O Globo
Há intolerância dos dois lados, mas um
deles é mais antidemocrático, indicam estudos
Petistas revoltaram-se contra os críticos
da polarização depois que um apoiador do presidente Bolsonaro assassinou um
apoiador do ex-presidente Lula em Foz do Iguaçu. Segundo eles, a ideia de
polarização sugere um crescimento do extremismo dos dois lados do espectro
político, o que não seria verdadeiro, já que o lado bolsonarista seria violento
e antidemocrático, enquanto o petista não. O triste momento parece oportuno
para retomar o conceito de polarização política e seu papel no debate público.
A polarização política tem vários sentidos
nas ciências sociais, mas dois se destacam no debate contemporâneo: a
polarização ideológica e a afetiva.
Quando observadores começaram a notar episódios recorrentes de divisão política na sociedade, cientistas políticos tentaram medir o fenômeno a partir das pesquisas de opinião. Construíram escalas de pontos com as opiniões da população sobre temas políticos e tentaram ver se elas se concentravam nos extremos. Os resultados foram um pouco frustrantes. De maneira geral, a opinião não estava polarizada, pelo menos não no nível que a evidência aparente sugeria.
Uma nova leva de pesquisas nos Estados
Unidos começou a olhar não para a opinião da população em geral, mas para a de
quem tinha identidade partidária mais forte ( se definia como republicano ou
democrata), e então a polarização encontrada se revelou bem mais pronunciada.
No entanto esses estudos eram muito difíceis de ser replicados em países com
sistemas com muitos partidos, caso do Brasil e de outros países
latino-americanos ou europeus.
Mais recentemente, a ênfase da pesquisa se
deslocou desse tipo de investigação sobre a opinião ideológica para a
polarização afetiva. Ela é definida como aumento do sentimento de hostilidade
entre quem adota identidades políticas antagônicas — por exemplo, petistas e
bolsonaristas.
As pesquisas têm mostrado que o sentimento
de não gostar de quem tem identidade adversária cresce mais rapidamente do que
o aumento da divergência de opinião. Em outras palavras, a gente está ficando
mais intolerante com os adversários sem necessariamente discordar mais deles.

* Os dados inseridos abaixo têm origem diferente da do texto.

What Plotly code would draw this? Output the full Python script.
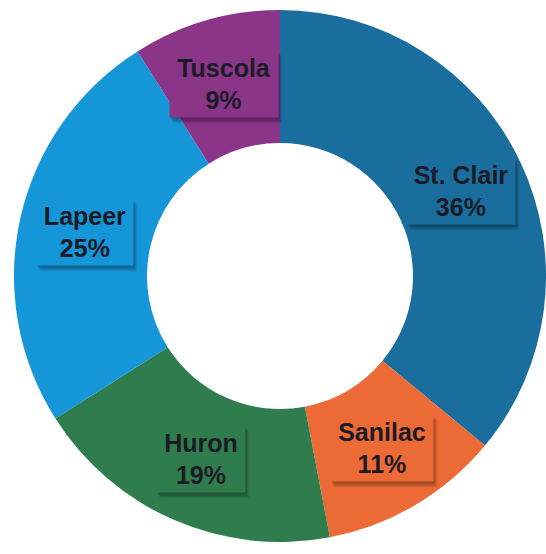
import math
import plotly.graph_objects as go

# County shares (percent), clockwise from 12 o'clock
counties = ["St. Clair", "Sanilac", "Huron", "Lapeer", "Tuscola"]
shares = [36, 11, 19, 25, 9]
colors = ["#1a6e9e", "#ec6a35", "#2f7d4c", "#1596d8", "#8a3588"]

W, H = 546, 554
CX, CY, R_OUT = 280, 276, 266
HOLE = 0.5
FONT_SIZE = 25

# Approximate Arial Bold advance widths (per 1000 em) for sizing label boxes
ADV = {"S": 667, "t": 333, ".": 278, " ": 278, "C": 722, "l": 278, "a": 556,
       "i": 278, "r": 389, "n": 611, "c": 556, "H": 722, "u": 611, "o": 611,
       "L": 611, "p": 611, "e": 556, "T": 611, "s": 556, "%": 889}


def text_width(s):
    return sum(ADV.get(ch, 556) for ch in s) * FONT_SIZE / 1000


fig = go.Figure(
    go.Pie(
        labels=counties,
        values=shares,
        sort=False,
        direction="clockwise",
        rotation=0,
        hole=HOLE,
        marker=dict(colors=colors, line=dict(width=0)),
        textinfo="none",
        hoverinfo="label+percent",
        domain=dict(
            x=[(CX - R_OUT) / W, min(1.0, (CX + R_OUT) / W)],
            y=[(H - CY - R_OUT) / H, (H - CY + R_OUT) / H],
        ),
        showlegend=False,
    )
)

# Label boxes at the middle of each ring segment, with a soft drop shadow
total = sum(shares)
r_mid = R_OUT * (1 + HOLE) / 2
font = dict(family="Liberation Sans, Arial, sans-serif", size=FONT_SIZE, color="#1b1b26")
annotations = []
start = 0.0
for name, val, col in zip(counties, shares, colors):
    mid = (start + val / 2) / total * 2 * math.pi
    start += val
    px = CX + r_mid * math.sin(mid)
    py = CY - r_mid * math.cos(mid)
    pct = f"{round(val / total * 100)}%"
    bw = round(max(text_width(name), text_width(pct)) + 14)
    bh = 66
    base = dict(x=px / W, y=1 - py / H, xref="paper", yref="paper",
                xanchor="center", yanchor="middle", showarrow=False,
                width=bw, height=bh, borderpad=0, align="center", valign="middle")
    for dx, dy, a in [(4, -6, 0.05), (3, -5, 0.08), (2, -4, 0.11), (1, -2, 0.12)]:
        annotations.append(dict(base, text=" ", font=font,
                                bgcolor=f"rgba(0,0,0,{a})", xshift=dx, yshift=dy))
    annotations.append(dict(base, text=f"<b>{name}</b><br><b>{pct}</b>",
                            font=font, bgcolor=col))

fig.update_layout(
    width=W, height=H,
    margin=dict(l=0, r=0, t=0, b=0),
    paper_bgcolor="white",
    plot_bgcolor="white",
    annotations=annotations,
)

fig.write_html("out.html")
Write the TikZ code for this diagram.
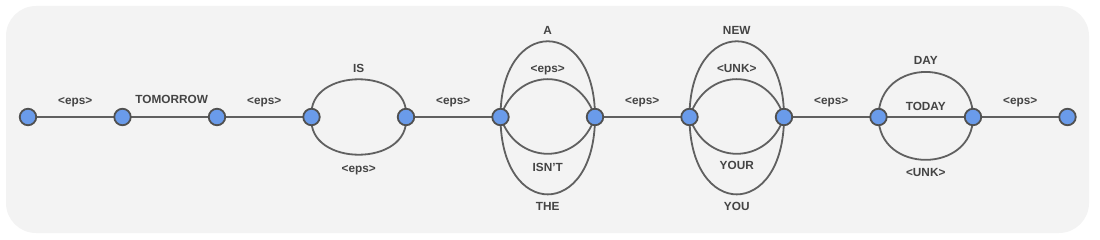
\documentclass[tikz,border=0pt]{standalone}
\usepackage{fontspec}
\setmainfont{Liberation Sans}
\pgfdeclarelayer{bg}
\pgfdeclarelayer{edges}
\pgfsetlayers{bg,edges,main}
\definecolor{bgcol}{HTML}{F3F3F3}
\definecolor{nodefill}{HTML}{6A9BEA}
\definecolor{nodeline}{HTML}{505050}
\definecolor{edgecol}{HTML}{606060}
\definecolor{txtcol}{HTML}{444444}
\tikzset{
  statenode/.style={circle, draw=nodeline, fill=nodefill, line width=1.8pt, minimum size=16.5pt, inner sep=0pt},
  arc/.style={draw=edgecol, line width=1.8pt},
  lbl/.style={font=\fontsize{11.8}{12}\selectfont\bfseries, text=txtcol, inner sep=0pt, text height=8.5pt, text depth=0pt}
}
\begin{document}
\begin{tikzpicture}[x=1pt,y=1pt]
\useasboundingbox (0,0) rectangle (1100,239);
\begin{pgfonlayer}{bg}
\fill[bgcol, rounded corners=30pt] (6,6) rectangle (1089,233);
\end{pgfonlayer}
\foreach \i in {0,...,11} {
  \node[statenode] (n\i) at ({28+94.5*\i},122) {};
}
\begin{pgfonlayer}{edges}
% straight edges
\path[arc] (n0.center) -- node[lbl, yshift=17pt] {<eps>} (n1.center);
\path[arc] (n1.center) -- node[lbl, yshift=18pt, xshift=2pt] {TOMORROW} (n2.center);
\path[arc] (n2.center) -- node[lbl, yshift=17pt] {<eps>} (n3.center);
\path[arc] (n4.center) -- node[lbl, yshift=17pt] {<eps>} (n5.center);
\path[arc] (n6.center) -- node[lbl, yshift=17pt] {<eps>} (n7.center);
\path[arc] (n8.center) -- node[lbl, yshift=17pt] {<eps>} (n9.center);
\path[arc] (n10.center) -- node[lbl, yshift=17pt] {<eps>} (n11.center);
% 3-4
\path[arc] (n3.center) to[out=95,in=85,looseness=1.37] node[lbl, yshift=11pt] {IS} (n4.center);
\path[arc] (n3.center) to[out=-95,in=-85,looseness=1.37] node[lbl, yshift=-14pt] {<eps>} (n4.center);
% 5-6
\path[arc] (n5.center) to[out=90,in=90,looseness=2.74] node[lbl, yshift=11pt] {A} (n6.center);
\path[arc] (n5.center) to[out=72,in=108,looseness=1.44] node[lbl, yshift=11pt] {<eps>} (n6.center);
\path[arc] (n5.center) to[out=-72,in=-108,looseness=1.40] node[lbl, yshift=-13pt] {ISN'T} (n6.center);
\path[arc] (n5.center) to[out=-90,in=-90,looseness=2.8] node[lbl, yshift=-12pt] {THE} (n6.center);
% 7-8
\path[arc] (n7.center) to[out=90,in=90,looseness=2.74] node[lbl, yshift=11pt] {NEW} (n8.center);
\path[arc] (n7.center) to[out=72,in=108,looseness=1.44] node[lbl, yshift=11pt] {<UNK>} (n8.center);
\path[arc] (n7.center) to[out=-72,in=-108,looseness=1.40] node[lbl, yshift=-11pt] {YOUR} (n8.center);
\path[arc] (n7.center) to[out=-90,in=-90,looseness=2.8] node[lbl, yshift=-12pt] {YOU} (n8.center);
% 9-10
\path[arc] (n9.center) to[out=90,in=90,looseness=1.63] node[lbl, yshift=11.5pt] {DAY} (n10.center);
\path[arc] (n9.center) -- node[lbl, yshift=10.5pt] {TODAY} (n10.center);
\path[arc] (n9.center) to[out=-90,in=-90,looseness=1.55] node[lbl, yshift=-12pt] {<UNK>} (n10.center);
\end{pgfonlayer}
\end{tikzpicture}
\end{document}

Não há tanta pesquisa no Brasil sobre isso,
mas há evidências suficientes de que a tendência é real e preocupante.
Uma pesquisa da Quaest divulgada no mês
passado pelo blog de Leonardo Sakamoto adaptou para o Brasil uma pergunta da
pesquisa eleitoral americana que mede a capacidade de apoiadores de um campo
político de aceitar o casamento dos filhos com pessoas do campo adversário. É
uma das medidas mais comuns em estudos sobre polarização afetiva.
A pesquisa mostrou que eleitores de Lula
são mais resistentes em aceitar que seus filhos se casem com eleitores de
Bolsonaro do que o inverso. Cinquenta e três por cento dos lulistas ficariam
infelizes ou muito infelizes se um filho ou filha se casasse com bolsonarista,
e 38% dos bolsonaristas ficariam infelizes ou muito infelizes ao ver um filho
ou filha casando com lulista.
Outro estudo realizado por meu grupo de
pesquisa na USP num aplicativo de relacionamentos também mostrou uma
intolerância maior de lulistas que de bolsonaristas. Recolhemos amostras de
mais de 48 mil perfis (sem os nomes) e buscamos marcas de identidade política
que denotavam o desejo de não ter relações afetivas ou sexuais com pessoas do
campo adversário. Nos bairros centrais, entre 5% e 7% dos perfis manifestavam
no perfil uma identidade política de esquerda, enquanto as marcas de direita
eram bem menores que 1%.
Embora a esquerda seja mais intolerante do
que a direita nos dois estudos, outro elemento importante deve ser considerado.
A direita, ao que tudo indica, está mais insatisfeita com o sistema democrático
e parece mais disposta a usar da violência para resolver suas diferenças. Se
isso for verdade, teremos o que se chama de polarização assimétrica, situação
em que o antagonismo exacerbado entre os dois polos tem conteúdo mais
antidemocrático e mais violento num dos lados.
O temor dos estudiosos é que o aumento
dessa intolerância dos dois lados do espectro, combinado ao culto à violência e
ao desprezo à democracia mais presente no bolsonarismo, possa produzir novos
episódios como o do último domingo em Foz do Iguaçu.
A direita é mais violenta e antidemocrática,não há dúvidas.